Lo más impactante de la controversia que enfrenta estos días al Partido Animalista con el señor Alcalde ha sido la carta de Brigitte Bardot en defensa de los gatos. El hecho de que quien fue rozagante estrella de cine en sus años dorados, ahora un poco arrugadita, intervenga desde su retiro francés para defender la colonia gatuna del Veneranda Manzano frente al decreto municipal que ordena su persecución supone, por un lado, internacionalizar el conflicto, pero quién sabe si también despertar el interés turístico por nuestra ciudad.

Conocido es el cosmopolitismo de los gatos, alegado ayer en nuestro periódico por una de las convocantes de la manifestación dominical: Roma y París, dice, están llenos de gatos. Excuso decir si hablamos de Lisboa, de Buenos Aires o de Casablanca. La aludida marcha de anteayer en Oviedo prueba que existe un respetable sector de la población que es amigo de los felinos aproximadamente domésticos.

De la importancia de este acontecimiento habla el hecho de que, como si fuera una manifestación de los «indignados», ha tenido hasta discrepancia de cifras de asistencia entre los organizadores (500) y la Policía (270). Si aplicamos la habitual y realista fórmula de la prensa vasca (A más B partido por dos, siendo A lo estimado por los manifestantes y B por los policías) obtendremos 385 defensores itinerantes de los derechos de los animales. Y esto es sólo el principio.

Hace unos cuantos años ya se había planteado este problema en diferentes zonas de la ciudad, como Pérez de la Sala y otras. La calle Cardenal Cienfuegos fue entonces lugar de cita para muchos ejemplares de mininos que tenían por las proximidades una especie de La Fresneda particular y eran abastecidos, tal vez en exceso, por algunas almas misericordiosas dando lugar a un aburguesamiento de la especie. De la especie gatuna, quiero decir.

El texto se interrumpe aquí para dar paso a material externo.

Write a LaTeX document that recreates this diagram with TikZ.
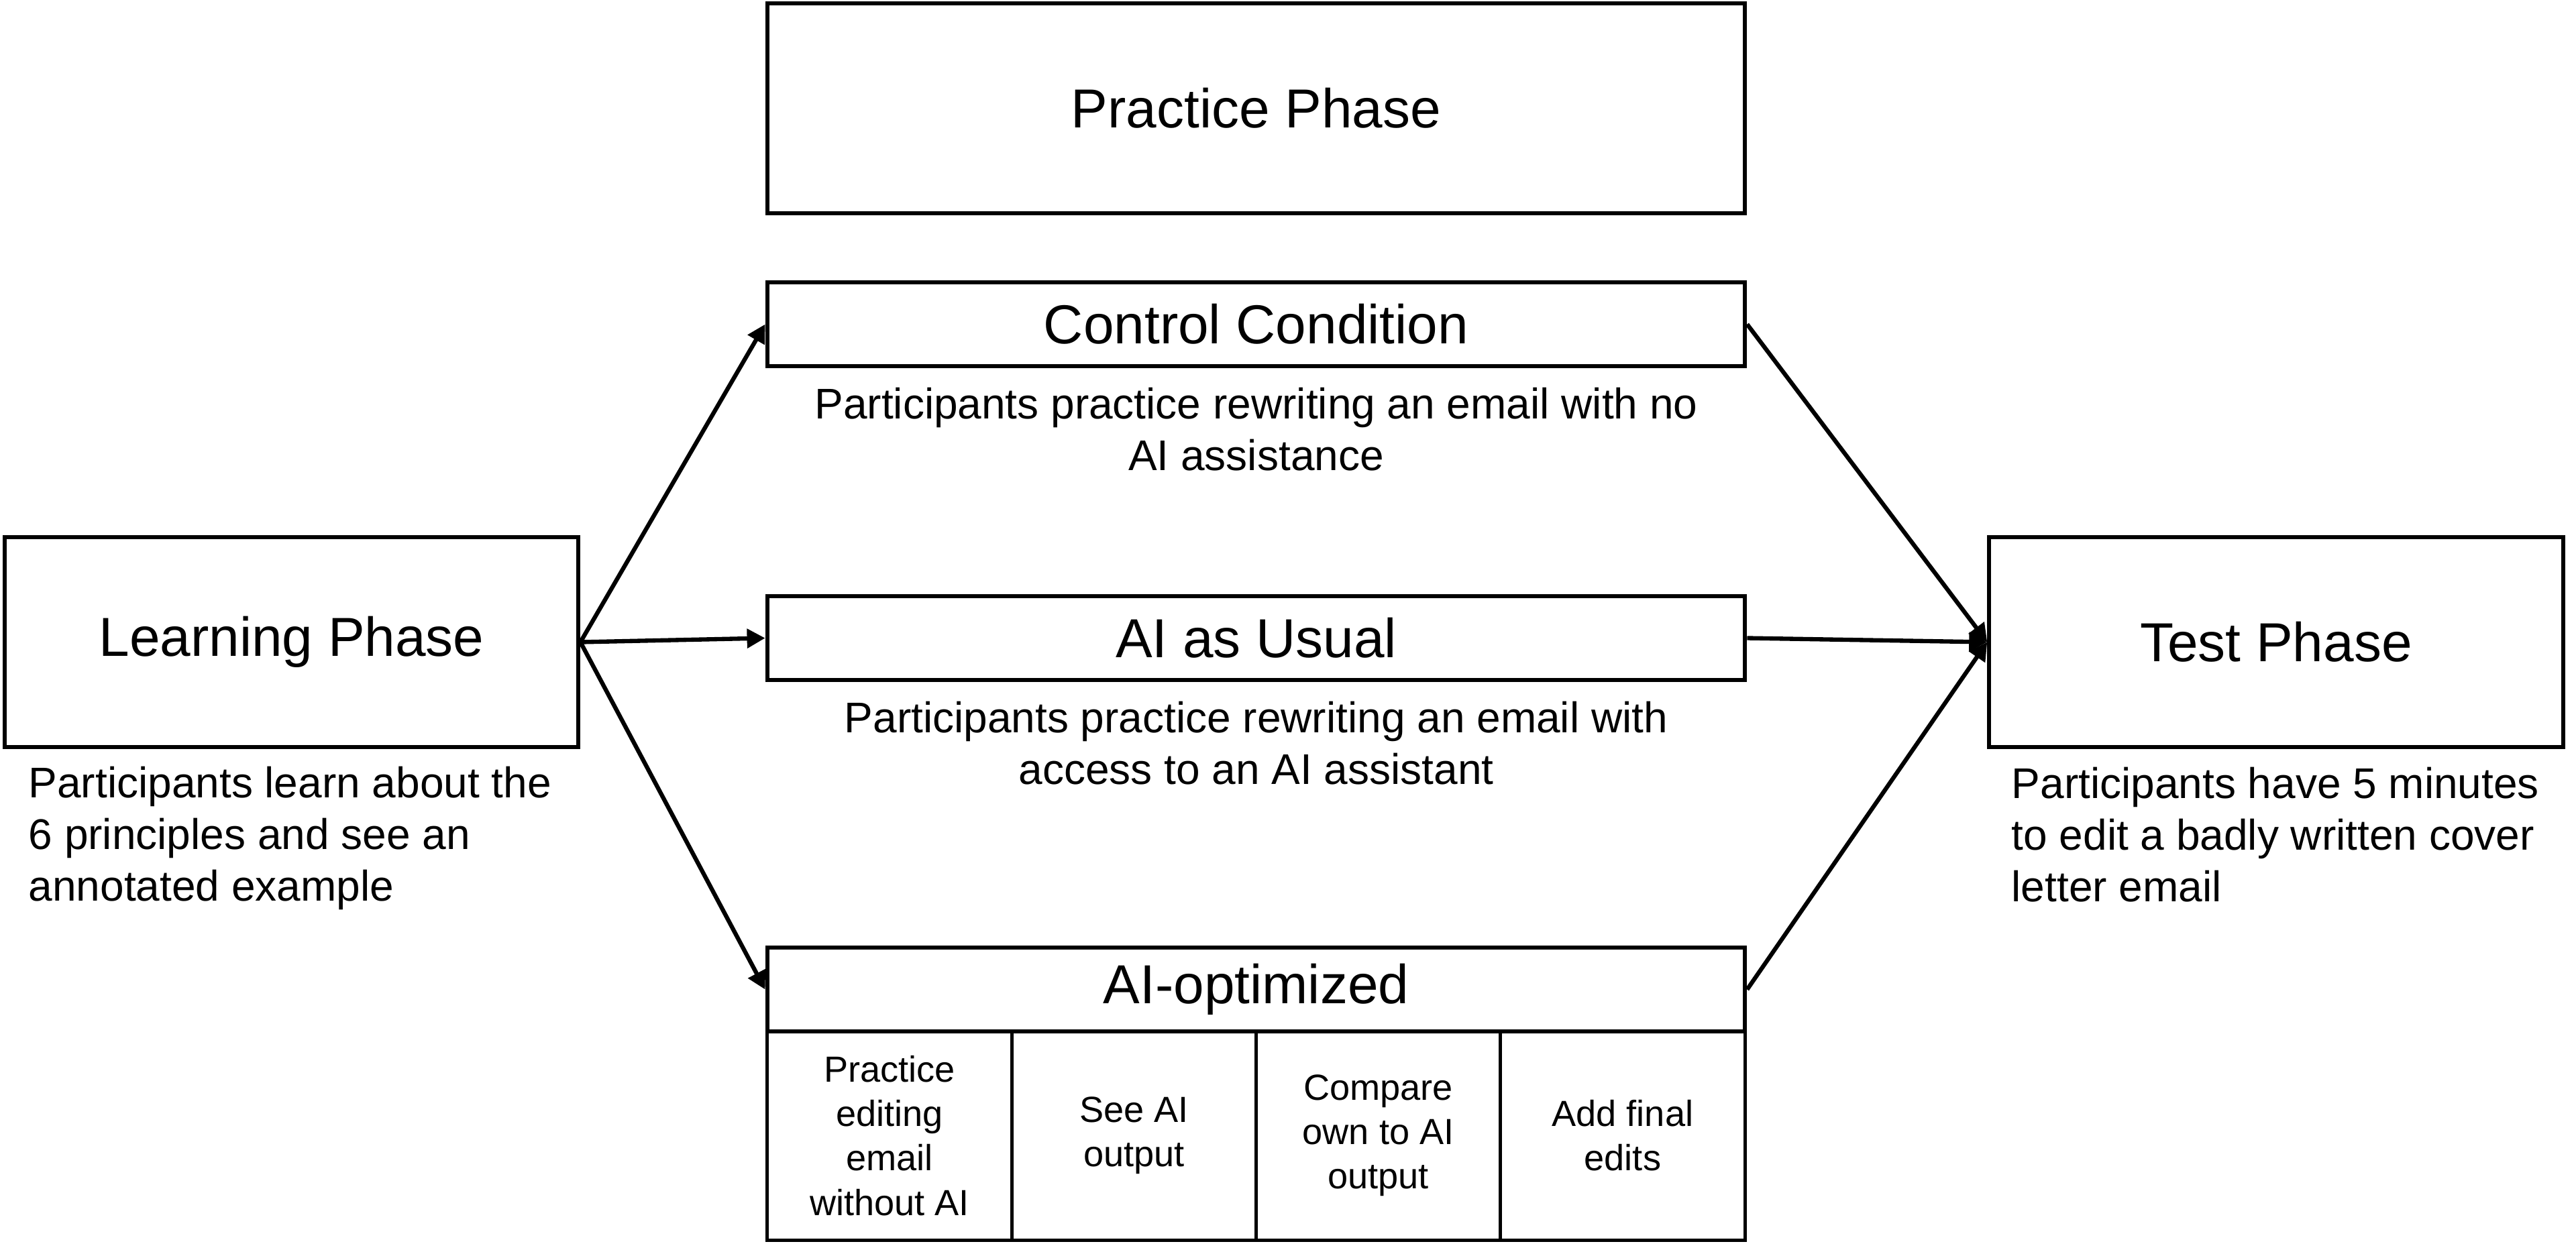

Yo mantuve entonces en este periódico una actitud neutral o, si se quiere, ecléctica, que fue interpretada a gusto del consumidor y ello permitió que recibiera cartas de felicitación tanto de los amigos de los gatos como de sus enemigos, a las que respondí dando las gracias. He callado desde entonces esta episódica maldad que ahora, ya prescrita, me atrevo a confesar.

No sé si fue la venenosa malquerencia de algunos gatofóbicos de la vecindad junto a la mortandad ocasionada por la circulación rodada entre los confiados miembros de la tribu, favorecida a su vez por la configuración semicircular de la calle, o la simple emigración posterior de los ejemplares jóvenes hacia territorios más apacibles; el caso es que la población de animalitos sufrió una disminución notable y ahora solamente quedan dos o tres familias de ellos muy apegadas a la tradición y mucho más cautas a la hora de cruzar la calle.

De momento, no estoy muy seguro de que los bienintencionados «animalistas» tengan razón cuando alegan que se trata de expulsar a los félidos de un territorio que les pertenece ignorando sus derechos. Haría falta un informe jurídico. Se trataría de conciliar los intereses de los vecinos del barrio, de los gatofóbicos y de los escolares del Veneranda con los de los gatos y sus amistades, la salubridad pública y las ordenanzas municipales.

El gato no deja de ser una pequeña fiera domesticada, desde la lejana época de los más remotos faraones egipcios, seguramente destinada a la caza de roedores, los enemigos más prolíficos y voraces que mermaban los graneros del cereal en época de vacas gordas.

Yo ni quito ni pongo gato, pero pienso que si eliminamos a los gatos nos pueden invadir los ratones. Y sólo faltaría que alguien saliera en defensa de los derechos del ratón.